Refinancing demand usually moves in the opposite direction as mortgage rates, but that was not the case. Last week the average contract interest rate for 30-year fixed-rate mortgages with conforming loan balances ($726,200 or less) increased to 7.31% from 7.27%, with points remaining unchanged from 0.72 (including the origination fee) for loans with a 20% down payment.
It may be that borrowers are concerned rates could go even higher, and so they’re jumping in now. It may also be that the number of refinances are so small right now that any minor change results in a big percentage move.

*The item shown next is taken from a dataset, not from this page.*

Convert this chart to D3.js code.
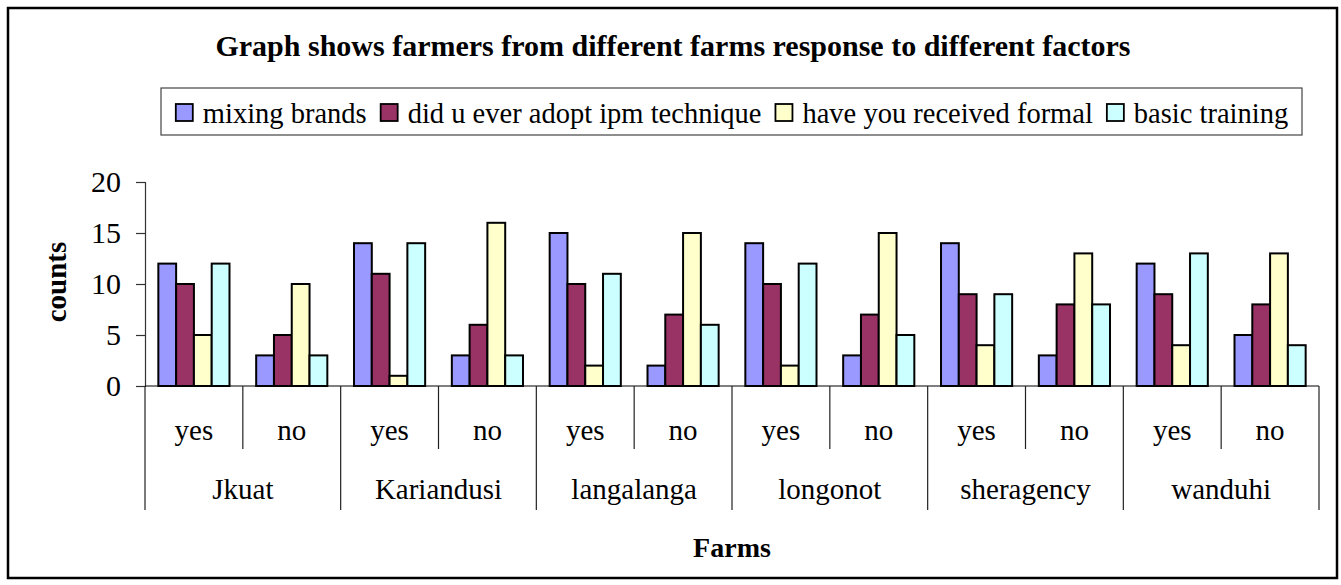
<!DOCTYPE html>
<html>
<head>
<meta charset="utf-8">
<script src="https://cdn.jsdelivr.net/npm/d3@7"></script>
<style>
  html, body { margin: 0; padding: 0; background: #fff; }
  svg text { font-family: "Liberation Serif", "Times New Roman", serif; fill: #000; }
</style>
</head>
<body>
<svg id="chart" width="1341" height="585"></svg>
<script>
// Farm names and response categories
const farms = ["Jkuat", "Kariandusi", "langalanga", "longonot", "sheragency", "wanduhi"];
const responses = ["yes", "no"];

// Series names and fills
const seriesNames = ["mixing brands", "did u ever adopt ipm technique", "have you received formal", "basic training"];
const seriesColors = ["#9999FF", "#993366", "#FFFFCC", "#CCFFFF"];

// Counts per series, one value per farm/response pair (Jkuat yes, Jkuat no, Kariandusi yes, ...)
const mixingBrands = [12, 3, 14, 3, 15, 2, 14, 3, 14, 3, 12, 5];
const adoptIpm     = [10, 5, 11, 6, 10, 7, 10, 7, 9, 8, 9, 8];
const formalTrain  = [5, 10, 1, 16, 2, 15, 2, 15, 4, 13, 4, 13];
const basicTrain   = [12, 3, 14, 3, 11, 6, 12, 5, 9, 8, 13, 4];

const yTicks = [0, 5, 10, 15, 20];

const seriesValues = [mixingBrands, adoptIpm, formalTrain, basicTrain];

// Build rows keyed by farm|response
const rows = [];
farms.forEach((f, fi) => responses.forEach((r, ri) => {
  const i = fi * responses.length + ri;
  rows.push({ key: f + "|" + r, farm: f, response: r, values: seriesValues.map(s => s[i]) });
}));

const svg = d3.select("#chart");

// Outer frame
svg.append("rect")
  .attr("x", 8).attr("y", 8).attr("width", 1329).attr("height", 570)
  .attr("fill", "#fff").attr("stroke", "#000").attr("stroke-width", 2.5);

// Title
svg.append("text")
  .attr("x", 673).attr("y", 56)
  .attr("text-anchor", "middle")
  .attr("font-weight", "bold")
  .attr("font-size", 30)
  .text("Graph shows farmers from different farms response to different factors");

// Plot geometry
const plot = { left: 145, right: 1319, top: 182, bottom: 386 };

// One slot per farm/response pair; bars occupy 4 of 5.5 bar widths (gap width 150%)
const slot = d3.scaleBand()
  .domain(rows.map(d => d.key))
  .range([plot.left, plot.right]);

const x1 = d3.scaleBand()
  .domain(d3.range(seriesNames.length))
  .range([0, slot.bandwidth() * 4 / 5.5]);

const y = d3.scaleLinear().domain([0, 20]).range([plot.bottom, plot.top]);

// Y axis
const yAxis = d3.axisLeft(y).tickValues(yTicks).tickSize(9).tickPadding(15);
const yG = svg.append("g")
  .attr("transform", `translate(${plot.left},0)`)
  .call(yAxis);
yG.select(".domain").attr("stroke", "#333").attr("stroke-width", 1.2);
yG.selectAll(".tick line").attr("stroke", "#333").attr("stroke-width", 1.2);
yG.selectAll(".tick text")
  .attr("font-family", "Liberation Serif, serif")
  .attr("font-size", 30)
  .attr("fill", "#000");

// Y axis title
svg.append("text")
  .attr("transform", `translate(66,${(plot.top + plot.bottom) / 2 - 2}) rotate(-90)`)
  .attr("text-anchor", "middle")
  .attr("font-weight", "bold")
  .attr("font-size", 29)
  .text("counts");

// Bars
const gap = (slot.bandwidth() - x1.range()[1]) / 2;
const groups = svg.append("g").selectAll("g")
  .data(rows)
  .join("g")
  .attr("transform", d => `translate(${slot(d.key) + gap},0)`);

groups.selectAll("rect")
  .data(d => d.values.map((v, i) => ({ v, i })))
  .join("rect")
  .attr("x", d => x1(d.i))
  .attr("y", d => y(d.v))
  .attr("width", x1.bandwidth())
  .attr("height", d => y(0) - y(d.v))
  .attr("fill", d => seriesColors[d.i])
  .attr("stroke", "#000")
  .attr("stroke-width", 2);

// Category axis baseline
svg.append("line")
  .attr("x1", plot.left).attr("x2", plot.right)
  .attr("y1", plot.bottom).attr("y2", plot.bottom)
  .attr("stroke", "#000").attr("stroke-width", 1.2);

// Dividers: short between yes/no, long between farms
const innerBottom = 449, outerBottom = 510;
const boundaries = rows.map(d => slot(d.key)).concat([plot.right]);
svg.append("g").selectAll("line")
  .data(boundaries)
  .join("line")
  .attr("x1", d => d).attr("x2", d => d)
  .attr("y1", plot.bottom)
  .attr("y2", (d, i) => (i % responses.length === 0) ? outerBottom : innerBottom)
  .attr("stroke", "#222").attr("stroke-width", 1.2);

// Response labels
svg.append("g").selectAll("text")
  .data(rows)
  .join("text")
  .attr("x", d => slot(d.key) + slot.bandwidth() / 2)
  .attr("y", 440)
  .attr("text-anchor", "middle")
  .attr("font-size", 29)
  .text(d => d.response);

// Farm labels
svg.append("g").selectAll("text")
  .data(farms)
  .join("text")
  .attr("x", f => slot(f + "|yes") + slot.bandwidth())
  .attr("y", 499)
  .attr("text-anchor", "middle")
  .attr("font-size", 29)
  .text(f => f);

// X axis title
svg.append("text")
  .attr("x", (plot.left + plot.right) / 2)
  .attr("y", 557)
  .attr("text-anchor", "middle")
  .attr("font-weight", "bold")
  .attr("font-size", 28)
  .text("Farms");

// Legend: items laid out left to right inside a framed box
const legend = { left: 161, top: 88, right: 1302, bottom: 135 };
svg.append("rect")
  .attr("x", legend.left).attr("y", legend.top)
  .attr("width", legend.right - legend.left).attr("height", legend.bottom - legend.top)
  .attr("fill", "#fff").attr("stroke", "#444").attr("stroke-width", 1.2);

const lg = svg.append("g");
const swatch = 17, swatchGap = 11, itemGap = 13;
const items = lg.selectAll("g").data(seriesNames).join("g");
items.append("rect")
  .attr("x", 1)
  .attr("width", swatch).attr("height", swatch)
  .attr("y", -swatch / 2)
  .attr("fill", (d, i) => seriesColors[i])
  .attr("stroke", "#000").attr("stroke-width", 1.8);
items.append("text")
  .attr("x", swatch + swatchGap)
  .attr("y", 10)
  .attr("font-size", 28.5)
  .text(d => d);

// Position items sequentially, centred in the box
const widths = items.nodes().map(n => swatch + swatchGap + n.querySelector("text").getComputedTextLength());
const total = d3.sum(widths) + itemGap * (widths.length - 1);
let cx = (legend.left + legend.right) / 2 - total / 2;
items.attr("transform", (d, i) => {
  const t = `translate(${cx},${(legend.top + legend.bottom) / 2 + 1})`;
  cx += widths[i] + itemGap;
  return t;
});
</script>
</body>
</html>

Applications for a mortgage to purchase a home increased 2% for the week and were 26% lower than the same week one year ago.
“Purchase applications increased for conventional and FHA loans over the week,” said Joel Kan, an MBA economist in a release. “Homebuyers continue to face higher rates and limited for-sale inventory, which have made purchase conditions more challenging.”
With home prices now rising again, the average loan size on a purchase application was $416,800, the highest level in six weeks. Demand may be coming back, because more homes have recently come on the market. The overall level of supply, however, is still quite low, which is leading to bidding wars again.
Mortgage rates haven’t moved much this week, as investors wait to hear the results of Wednesday’s Federal Reserve meeting and commentary from Chair Jerome Powell on the future of interest rates.